"""
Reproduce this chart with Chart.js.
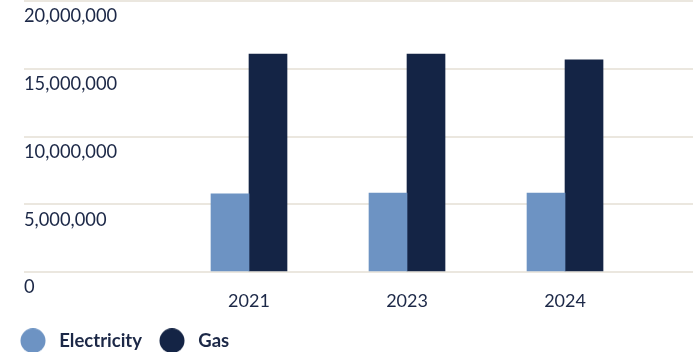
<!DOCTYPE html>
<html>
<head>
<meta charset="utf-8">
<script src="https://cdn.jsdelivr.net/npm/chart.js@4/dist/chart.umd.min.js"></script>
<style>
  html, body { margin: 0; padding: 0; background: #ffffff; }
  #wrap { width: 700px; height: 352px; position: relative; }
</style>
</head>
<body>
<div id="wrap"><canvas id="chart"></canvas></div>
<script>
// Annual energy use by source
const years = ['2021', '2023', '2024'];
const electricity = [5760000, 5830000, 5830000];
const gas = [16090000, 16090000, 15650000];
const yTicks = [0, 5000000, 10000000, 15000000, 20000000];

const TEXT = '#1c2847';
const GRID = '#ebe7df';
const ELEC = '#6d93c3';
const GAS = '#142445';

// round legend marker with extra room on both sides
function marker(color) {
  const c = document.createElement('canvas');
  c.width = 34; c.height = 25;
  const g = c.getContext('2d');
  g.fillStyle = color;
  g.beginPath();
  g.arc(17, 12.5, 12.5, 0, Math.PI * 2);
  g.fill();
  return c;
}

new Chart(document.getElementById('chart'), {
  type: 'bar',
  data: {
    datasets: [
      {
        label: 'Electricity',
        data: electricity.map((v, i) => ({ x: i, y: v })),
        backgroundColor: ELEC,
        pointStyle: marker(ELEC),
        barThickness: 38
      },
      {
        label: 'Gas',
        data: gas.map((v, i) => ({ x: i, y: v })),
        backgroundColor: GAS,
        pointStyle: marker(GAS),
        barThickness: 38
      }
    ]
  },
  options: {
    responsive: true,
    maintainAspectRatio: false,
    animation: false,
    devicePixelRatio: 1,
    layout: { padding: { left: 3, right: 7, top: 1, bottom: -8 } },
    scales: {
      x: {
        type: 'linear',
        offset: false,
        bounds: 'data',
        min: -1.424,
        max: 2.81,
        grid: { display: false, drawTicks: false },
        border: { display: false },
        afterBuildTicks: (s) => { s.ticks = years.map((_, i) => ({ value: i })); },
        afterFit: (s) => { s.height = 46.5; s.paddingLeft = 0; s.paddingRight = 0; },
        ticks: {
          autoSkip: false,
          maxRotation: 0,
          padding: 18,
          color: TEXT,
          font: { family: 'Lato', size: 18 },
          callback: (v) => years[v] ?? ''
        }
      },
      y: {
        min: 0,
        max: 20000000,
        afterBuildTicks: (s) => { s.ticks = yTicks.map(v => ({ value: v })); },
        afterFit: (s) => { s.width = 21; s.paddingTop = 0; s.paddingBottom = 0; },
        grid: { color: GRID, lineWidth: 2, drawTicks: false },
        border: { display: false },
        ticks: {
          mirror: true,
          padding: 0,
          labelOffset: 15.5,
          color: TEXT,
          font: { family: 'Lato', size: 18.3 },
          callback: (v) => v.toLocaleString('en-US')
        }
      }
    },
    plugins: {
      tooltip: { enabled: false },
      legend: {
        position: 'bottom',
        align: 'start',
        labels: {
          usePointStyle: true,
          pointStyleWidth: 34,
          padding: 13,
          color: TEXT,
          font: { family: 'Lato', size: 18.5, weight: 'bold' }
        }
      }
    }
  }
});
</script>
</body>
</html>
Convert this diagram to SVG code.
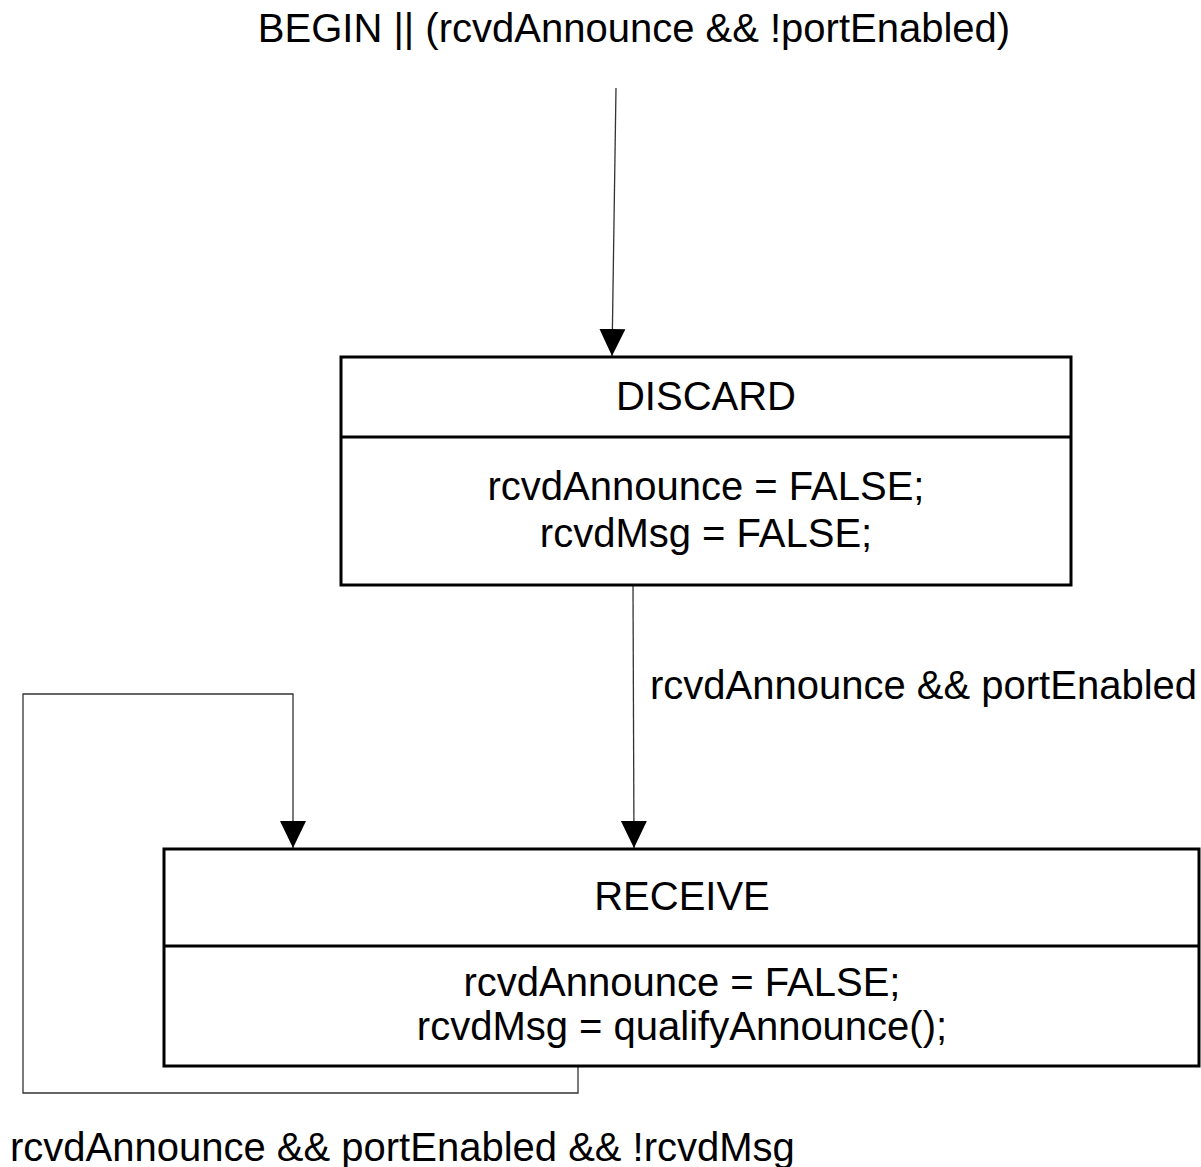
<svg xmlns="http://www.w3.org/2000/svg" width="1201" height="1167" viewBox="0 0 1201 1167">
<style>
  text { font-family: "Liberation Sans", Arial, sans-serif; font-size: 40px; fill: #000; }
  .c { text-anchor: middle; }
  .box { fill: #fff; stroke: #000; stroke-width: 3; }
  .div { stroke: #000; stroke-width: 3; }
  .edge { fill: none; stroke: #333; stroke-width: 1.3; }
</style>
<defs>
  <marker id="arr" markerUnits="userSpaceOnUse" markerWidth="28" markerHeight="28" viewBox="0 0 28 28" refX="27" refY="14" orient="auto">
    <path d="M0,1 L27,14 L0,27 Z" fill="#000"/>
  </marker>
</defs>
<rect width="1201" height="1167" fill="#fff"/>
<g id="connectors">
  <line class="edge" x1="616" y1="88" x2="612" y2="356" marker-end="url(#arr)"/>
  <line class="edge" x1="633" y1="586" x2="634" y2="848" marker-end="url(#arr)"/>
  <path class="edge" d="M578,1067 V1093 H23 V694 H293 V848" marker-end="url(#arr)"/>
  <text x="634" y="42" class="c">BEGIN || (rcvdAnnounce &amp;&amp; !portEnabled)</text>
  <text x="650" y="699">rcvdAnnounce &amp;&amp; portEnabled</text>
  <text x="10" y="1161">rcvdAnnounce &amp;&amp; portEnabled &amp;&amp; !rcvdMsg</text>
</g>
<g id="discard">
  <rect class="box" x="341" y="357" width="730" height="228"/>
  <line class="div" x1="341" y1="437" x2="1071" y2="437"/>
  <text x="706" y="410" class="c">DISCARD</text>
  <text x="706" y="500" class="c">rcvdAnnounce = FALSE;</text>
  <text x="706" y="547" class="c">rcvdMsg = FALSE;</text>
</g>
<g id="receive">
  <rect class="box" x="164" y="849" width="1035" height="217"/>
  <line class="div" x1="164" y1="946" x2="1199" y2="946"/>
  <text x="682" y="910" class="c">RECEIVE</text>
  <text x="682" y="996" class="c">rcvdAnnounce = FALSE;</text>
  <text x="682" y="1040" class="c">rcvdMsg = qualifyAnnounce();</text>
</g>
</svg>
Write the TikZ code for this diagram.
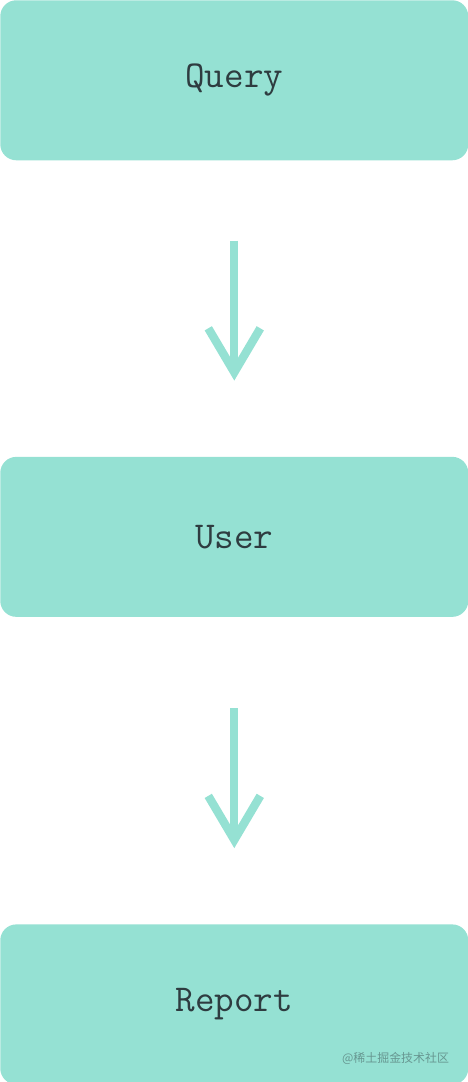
\documentclass[tikz,border=0pt]{standalone}
\usepackage{fontspec}
\newfontfamily\cjk{Noto Sans CJK SC}
\usetikzlibrary{positioning,arrows.meta}
\definecolor{boxfill}{HTML}{95E1D3}
\definecolor{boxtext}{HTML}{2E3C40}
\tikzset{
  box/.style={fill=boxfill, rounded corners=0.4cm, minimum width=11.7cm,
    minimum height=4cm, inner sep=0pt, text=boxtext,
    font=\ttfamily\fontsize{27}{30}\selectfont},
  flow/.style={draw=boxfill, line width=0.21cm,
    -{Straight Barb[length=1.1cm, width=1.3cm]}},
}

\begin{document}
\begin{tikzpicture}[]
    \useasboundingbox (0,0) rectangle (11.7,-27.05);
    \node[box, anchor=north west] at (0,0) (query) {Query}; %
    \node[box, below=7.4cm of query]       (user)   {User};
    \node[box, below=7.675cm of user]      (report) {Report};
    \coordinate[below=2cm of query.south]  (q1);
    \coordinate[above=1.9cm of user.north] (u0);
    \coordinate[below=2.275cm of user.south] (u1);
    \coordinate[above=1.9cm of report.north] (r0);
    \draw[flow] (q1) -- (u0);
    \draw[flow] (u1) -- (r0);
    \node[text=boxtext!45!boxfill, font=\cjk\fontsize{8.5}{8.5}\selectfont,
      anchor=south east] at (11.35,-26.75) (mark) {@稀土掘金技术社区};
\end{tikzpicture}
\end{document}
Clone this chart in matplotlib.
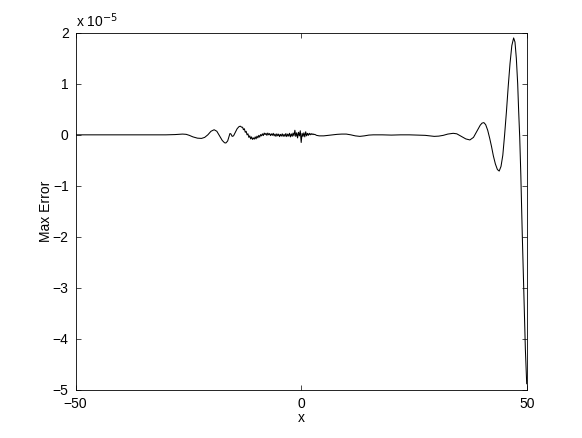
import numpy as np
import matplotlib
matplotlib.use("Agg")
import matplotlib.pyplot as plt

plt.rcParams['font.family'] = ['Liberation Sans', 'DejaVu Sans']

###########################################
# values, error in units of 1e-5

x_left = [-50, -45, -40, -35, -30, -28, -27, -26.3, -25.5, -24.8, -24, -23, -22.1,
          -21.4, -20.7, -20, -19.3, -18.7, -18.1, -17.5, -17.0, -16.7, -16.3, -16.0,
          -15.8, -15.6, -15.3, -15.0, -14.6, -14.2, -13.8, -13.5, -13.2]
err_left = [0, 0, 0, 0, 0, 0.005, 0.012, 0.015, 0.01, -0.01, -0.04, -0.065, -0.07,
            -0.05, 0.0, 0.07, 0.1, 0.07, -0.02, -0.11, -0.155, -0.16, -0.12, -0.03,
            0.025, 0.02, -0.03, -0.02, 0.05, 0.12, 0.16, 0.17, 0.15]

# noisy stretch around the origin, sampled every 0.2
x_noisy = list(np.round(np.arange(-13.0, 3.01, 0.2), 2))
err_noisy = [0.15, 0.10, 0.12, 0.05, 0.07, 0.00, 0.02, -0.05, -0.02, -0.08,
             -0.04, -0.09, -0.06, -0.085, -0.04, -0.08, -0.025, -0.06, -0.01, -0.045,
             0.005, -0.02, 0.02, -0.015, 0.035, 0.005, 0.03, -0.01, 0.035, 0.0,
             0.025, -0.015, 0.02, -0.01, 0.03, -0.02, 0.015, -0.03, 0.02, -0.02,
             0.015, -0.035, 0.01, -0.025, 0.02, -0.03, 0.01, -0.03, 0.025, -0.035,
             0.015, -0.025, 0.03, -0.04, 0.02, -0.03, 0.035, -0.02, 0.09, -0.03,
             0.04, -0.06, 0.05, -0.02, 0.08, -0.15, 0.03, -0.03, 0.04, -0.04,
             0.06, -0.02, 0.03, -0.01, 0.03, 0.0, 0.025, 0.005, 0.02, 0.005,
             0.01]

x_right = [3.4, 4, 5, 6, 7, 8, 9, 10, 11, 12, 13, 14, 15, 16, 18, 20, 22, 24, 26,
           27.5, 28.5, 29.5, 30.5, 31.5, 32.5, 33.7, 34.5, 35.5, 36.5, 37.4, 38.2,
           38.95, 39.7, 40.1, 40.5, 40.9, 41.35, 41.8, 42.2, 42.6, 43.05, 43.5, 43.9,
           44.3, 44.7, 45.1, 45.5, 45.9, 46.3, 46.7, 47.1, 47.4, 47.7, 48.0, 48.2,
           48.45, 48.7, 49.0, 49.3, 49.7, 50.0]
err_right = [-0.01, -0.02, -0.02, -0.01, 0.0, 0.01, 0.015, 0.015, 0.0, -0.02, -0.03,
             -0.02, -0.005, 0.0, 0.0, -0.005, 0.0, 0.0, -0.005, -0.01, -0.02, -0.03,
             -0.025, -0.01, 0.015, 0.03, 0.02, -0.03, -0.08, -0.1, -0.05, 0.07, 0.19,
             0.23, 0.24, 0.2, 0.09, -0.07, -0.23, -0.41, -0.57, -0.68, -0.71, -0.62,
             -0.4, 0.0, 0.45, 0.95, 1.4, 1.75, 1.9, 1.82, 1.5, 1.0, 0.5, -0.05, -0.8,
             -1.9, -2.9, -4.2, -4.88]

xs = np.array(x_left + x_noisy + x_right)
err = np.array(err_left + err_noisy + err_right)

###########################################
# plot, laid out like a default matlab figure

fig = plt.figure(figsize=(5.82, 4.38), dpi=100)
ax = fig.add_axes([0.13, 0.11, 0.775, 0.815])

ax.plot(xs, err, color="k", linewidth=0.75)

ax.set_xlim(-50, 50)
ax.set_ylim(-5, 2)
ax.set_xticks([-50, 0, 50])
ax.set_yticks(range(-5, 3))
ax.tick_params(direction="in", top=True, right=True, length=3.5, width=0.5,
               labelsize=10, pad=5)
for s in ax.spines.values():
    s.set_linewidth(0.6)

ax.set_xlabel("x", fontsize=10, labelpad=0)
ax.set_ylabel("Max Error", fontsize=10, labelpad=0)
ax.text(0.0, 1.008, r"x 10$^{-5}$", transform=ax.transAxes, fontsize=10,
        ha="left", va="bottom")

fig.savefig("out.png", dpi=100)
"""
--- Work to do ---
Say how many lines hold the word "chart", giving the number and nothing else.

--- Final result ---
5